REPUBLIKA.CO.ID, KABUL - Krisis kemanusiaan di Afghanistan kini kian mencekik rakyatnya karena situasi ekonomi dan politik yang tak menentu. Terlebih menyusul runtuhnya pemerintahan sebelumnya. Jutaan warga Afghanistan telah mengungsi dan meninggalkan negara itu karena perubahan rezim dan keraguan seputar situasi tersebut.
Seperti dilansir laman Khaama pada Selasa (2/11), puluhan keluarga telah meninggalkan rumah dan ternak mereka di Daikondi, Panjshir, Helmand, dan provinsi lainnya. Perubahan rezim telah sangat memengaruhi sektor swasta karena sebagian besar perusahaan lokal dan organisasi internasional tutup sejak pengambilalihan Taliban. Situasi ini menandakan negara berada dalam kontraksi ekonomi yang mengerikan tanpa dukungan dan konektivitas internasional.
Kondisi tersebut sangat sulit dijalani terutama bagi rakyat biasa. Demikian pula sektor publiknya yang telah lumpuh sebagian karena tidak adanya perdagangan dan konektivitas regional. Pedagang Afghanistan menghadapi penundaan dalam mencapai produk pertanian ke pasar regional karena beberapa alasan. Mengimpor kebutuhan pokok dan bahan makanan menjadi tantangan yang mengakibatkan kenaikan harga selama masa-masa sulit ini.

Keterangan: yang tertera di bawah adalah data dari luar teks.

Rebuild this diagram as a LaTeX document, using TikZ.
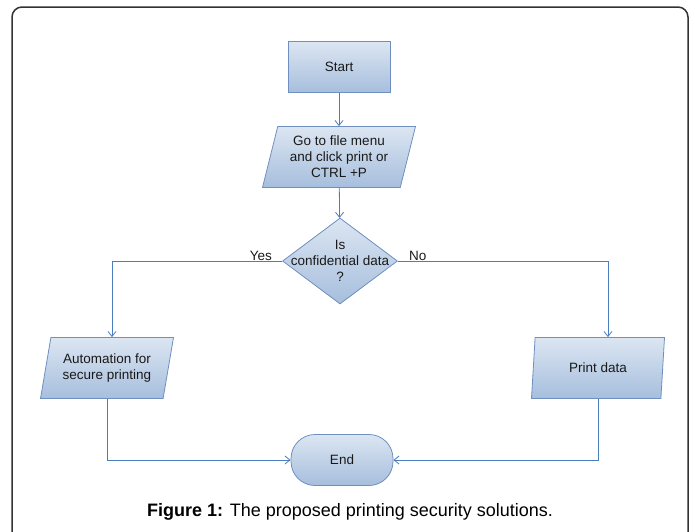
\documentclass[tikz,border=0pt]{standalone}
\usepackage{fontspec}
\setmainfont{Liberation Sans}
\usepackage{tikz}
\usetikzlibrary{
	arrows.meta,
	calc,
	positioning,
	shapes,
	shapes.geometric,
}
\definecolor{boxtop}{HTML}{DCE6F2}
\definecolor{boxbot}{HTML}{A6BEDD}
\definecolor{boxline}{HTML}{6E8FBF}
\definecolor{flowline}{HTML}{4A7EBB}
\tikzset{base box/.style={draw=boxline,thick,top color=boxtop,bottom color=boxbot,font=\fontsize{13.5}{16}\selectfont,text=black!90,align=center,inner sep=0pt,}}
\tikzset{process/.style={base box,rectangle,minimum width=102pt,minimum height=51pt,}}
\tikzset{io/.style={base box,trapezium,trapezium left angle=70,trapezium right angle=110,trapezium stretches body,minimum height=61pt,}}
\tikzset{decision/.style={base box,diamond,minimum width=115pt,minimum height=86pt,}}
\tikzset{terminal/.style={base box,rectangle,rounded corners=24pt,minimum width=102pt,minimum height=51pt,}}
\tikzset{branch/.style={draw=none,fill=none,font=\fontsize{13.5}{16}\selectfont,text=black!90,inner sep=1pt,}}
\tikzset{
	>={Straight Barb[length=5pt,width=8pt]},
	flow/.style={flowline,thick},
}

\begin{document}
\begin{tikzpicture}[x=1pt,y=-1pt]
\useasboundingbox (0,0) rectangle (695,531);
\draw[black!80,line width=1.5pt,rounded corners=10pt] (12,7) rectangle (688,560);

\node[process](start) at(339,67) {Start};
\node[io,minimum width=153pt](menu) at(339,157) {Go to file menu\\and click print or\\CTRL +P};
\node[decision](conf) at(340,261) {};
\node[branch,align=center](conftext) at(conf) {Is\\confidential data\\?};
\node[io,minimum width=133pt](auto) at(107,368) {Automation for\\secure printing};
\node[io,minimum width=133pt](print) at(598,368) {Print data};
\node[terminal](end) at(342,460) {End};

\draw[flow,->] (start) -- (menu);
\draw[flow,->] (menu) -- (conf);
\draw[flow,->] (conf.west) -| ([xshift=5pt]auto.north);
\draw[flow,->] (conf.east) -| ([xshift=10pt]print.north);
\node[branch,anchor=south east](yes) at([xshift=-9pt,yshift=-1pt]conf.west) {Yes};
\node[branch,anchor=south west](no) at([xshift=10pt,yshift=-1pt]conf.east) {No};
\draw[flow,->] (auto.south) |- (end.west);
\draw[flow,->] (print.south) |- (end.east);

\node[branch,font=\fontsize{18}{20}\selectfont,text=black](caption) at(350,512) {\textbf{Figure 1:} The proposed printing security solutions.};

\end{tikzpicture}
\end{document}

Ekonomi Afghanistan yang rapuh dan berbasis sumbangan telah runtuh sejak komunitas internasional berhenti mengirim dana bantuan. Rezim baru yang dipegang Taliban belum mendapatkan pengakuan dan dukungan internasional. Banyak perusahaan dan bisnis milik swasta tutup dan belum beroperasi karena ketidakpastian yang luar biasa ini.
Perang memang telah usai dan situasi keamanan telah membaik. Namun, keamanan saja tidak membantu perekonomian untuk berkembang. Konektivitas internasional, perdagangan regional, dan investasi asing memainkan peran penting dalam ekonomi apa pun. Elemen-elemen itulah yang masih hilang dalam konteks Afghanistan yang dipegang Taliban.
Amerika Serikat (AS) telah membekukan aset bank sentral Afghanistan senilai 9,9 miliar dolar AS sehingga menempatkan ekonomi negara itu dalam posisi yang rentan. Tindakan sengaja pemerintah AS ini menunjukkan bahwa mereka tidak berniat untuk terus berkolaborasi dengan rezim Kabul yang baru di bidang ekonomi, investasi, diplomasi, dan lainnya.
Perubahan rezim di Afghanistan juga menyebabkan pengangguran besar-besaran di antara warga baik di sektor swasta maupun publik. Beberapa individu mengalami kerugian ekonomi dan keuangan yang parah. Banyak dari mereka dengan putus asa meramalkan masa depan yang tidak pasti tanpa arah yang jelas untuk bergerak maju.